At one point in my life, I refused to ask God anything, either because I did not believe He cared about my "small" life, or because I didn't think I was worthy to receive anything "small" from such a big God, or who knows why?  I hoped He was there, but I refused to engage/ wrestle with Him for what I needed or wanted.  I was very much like king Ahaz in the book of Isaiah (chapter 7), who, though terrified at the threat of invasion from the surrounding nations, refused to ask God for anything:

....the hearts of Ahaz and his people were shaken, as the trees of the forest were shaken by the wind.

[Isaiah was sent to tell Ahaz:] be careful, keep calm, and don't be afraid.  Do not lose heart because of these two smoldering stubs of firewood.....it will not take place; it will not happen....Ask the Lord your God for a sign, whether in the deepest depths or in the highest heights.

But Ahaz said, "I will not ask; I will not put the Lord to the test."

Then Isaiah said, "...Is it not enough to try the patience of men? Will you try the patience of my God also?  Therefore the Lord himself will give you a sign....."

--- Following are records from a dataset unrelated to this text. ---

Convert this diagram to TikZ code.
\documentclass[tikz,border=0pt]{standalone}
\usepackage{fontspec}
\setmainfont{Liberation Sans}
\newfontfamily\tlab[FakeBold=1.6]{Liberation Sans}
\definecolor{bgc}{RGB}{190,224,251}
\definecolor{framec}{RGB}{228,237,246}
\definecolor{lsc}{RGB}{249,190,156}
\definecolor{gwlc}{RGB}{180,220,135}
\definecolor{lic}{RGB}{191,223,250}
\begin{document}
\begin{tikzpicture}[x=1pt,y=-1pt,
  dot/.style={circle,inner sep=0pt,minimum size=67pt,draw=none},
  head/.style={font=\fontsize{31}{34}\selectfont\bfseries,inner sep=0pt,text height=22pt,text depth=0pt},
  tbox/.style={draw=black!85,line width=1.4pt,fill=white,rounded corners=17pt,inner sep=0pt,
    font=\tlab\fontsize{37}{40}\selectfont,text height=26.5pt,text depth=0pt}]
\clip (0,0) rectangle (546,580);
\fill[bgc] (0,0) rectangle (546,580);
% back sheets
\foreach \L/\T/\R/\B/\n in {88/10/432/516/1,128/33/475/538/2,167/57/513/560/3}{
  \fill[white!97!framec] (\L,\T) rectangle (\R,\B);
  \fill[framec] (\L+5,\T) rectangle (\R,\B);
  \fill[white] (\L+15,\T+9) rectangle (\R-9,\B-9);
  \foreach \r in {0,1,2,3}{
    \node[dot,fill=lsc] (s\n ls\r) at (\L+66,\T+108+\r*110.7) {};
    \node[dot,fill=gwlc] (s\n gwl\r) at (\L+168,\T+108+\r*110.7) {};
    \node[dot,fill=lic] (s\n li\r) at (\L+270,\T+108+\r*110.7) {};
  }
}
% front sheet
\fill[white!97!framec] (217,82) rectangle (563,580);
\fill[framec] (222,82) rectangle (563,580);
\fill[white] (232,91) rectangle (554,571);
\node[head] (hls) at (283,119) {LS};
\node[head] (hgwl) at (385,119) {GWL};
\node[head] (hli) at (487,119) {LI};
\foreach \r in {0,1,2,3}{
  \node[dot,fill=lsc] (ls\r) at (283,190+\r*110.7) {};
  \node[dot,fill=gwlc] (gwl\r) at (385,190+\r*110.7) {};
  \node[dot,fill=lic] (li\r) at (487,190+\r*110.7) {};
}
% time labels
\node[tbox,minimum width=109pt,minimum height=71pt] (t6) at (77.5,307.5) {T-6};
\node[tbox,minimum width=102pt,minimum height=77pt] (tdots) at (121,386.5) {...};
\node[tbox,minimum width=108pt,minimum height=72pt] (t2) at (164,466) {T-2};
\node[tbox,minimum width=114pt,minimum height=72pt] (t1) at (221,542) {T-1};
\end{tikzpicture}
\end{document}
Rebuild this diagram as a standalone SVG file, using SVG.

Ahaz did not want to engage with Yahweh; he refused to enter into any kind of relationship with God, under the pretense of "not putting God to the test."  Yes, I get that.  I refused to ask myself, not knowing Scripture at all and thinking it was virtue to not ask for anything.  But as I engaged with Scripture and began to read passages like these in Isaiah and else where, I began to tentatively "engage" with God, and I was never disappointed:

the Lord longs to be gracious to you: he rises to show you compassion...
Blessed are all who wait for him!...How gracious he will be when you cry for help! As soon as he hears, he will answer you.  Although the Lord gives you the bread of adversity and the water of affliction, your teachers will be hidden no more; with your own eyes you will see them.  Whether you turn to the right or to the left, your ears will hear a voice behind you, saying, "This is the way; walk in it"(30).

I am the Lord you God, who teaches you what is best for you, who directs you in the way you should go. If only you had paid attention to my commands, your peace would have been like a river, your righteousness like the waves of the sea. ....say, "The Lord has redeemed his servant Jacob." They did not thirst when he led them through the deserts; he made water flow for them from the rock; he split the rock and water gushed out (48).

So my answer to "Why do you believe/ trust in a good God who is close to you?" is based on two things: Scripture and experience.  Scripture gave me the courage to ask or engage with the living God.  Experience taught me that I did not ask or engage in vain.  As soon as I asked, He answered.  And so I asked again.  And I was not disappointed.  

Does that mean that I receive everything I ask for?  No, but I still engage.  Here is the best answer I have seen to that question:

If fear is the root of all evil in the world, religion's role is the overcoming of fear. But the overcoming of fear cannot be illusory.  Religion must not become the opium of the people.  In a remarkable aphorism, Macmurray contrasts illusory religion with real religion:

The maxim of illusory religion runs: "Fear not; trust in God and He will see that none of the things you fear will happen to you"; that of real religion, on the contrary, is "Fear not; the things that you are afraid of are quite likely to happen to you, but they are nothing to be afraid of" (John Macmurray, Persons in Relation, 1991), quoted in William A. Barry, S.J., Spiritual Direction and the Encounter with God, 1992)

The takeaway here is that in all of Scripture, as in all of our experience, terrible things indeed happen to people who have engaged with God, and yet....they all discovered along the way that God was and is greater and more faithful than the terrible things that happen along the way!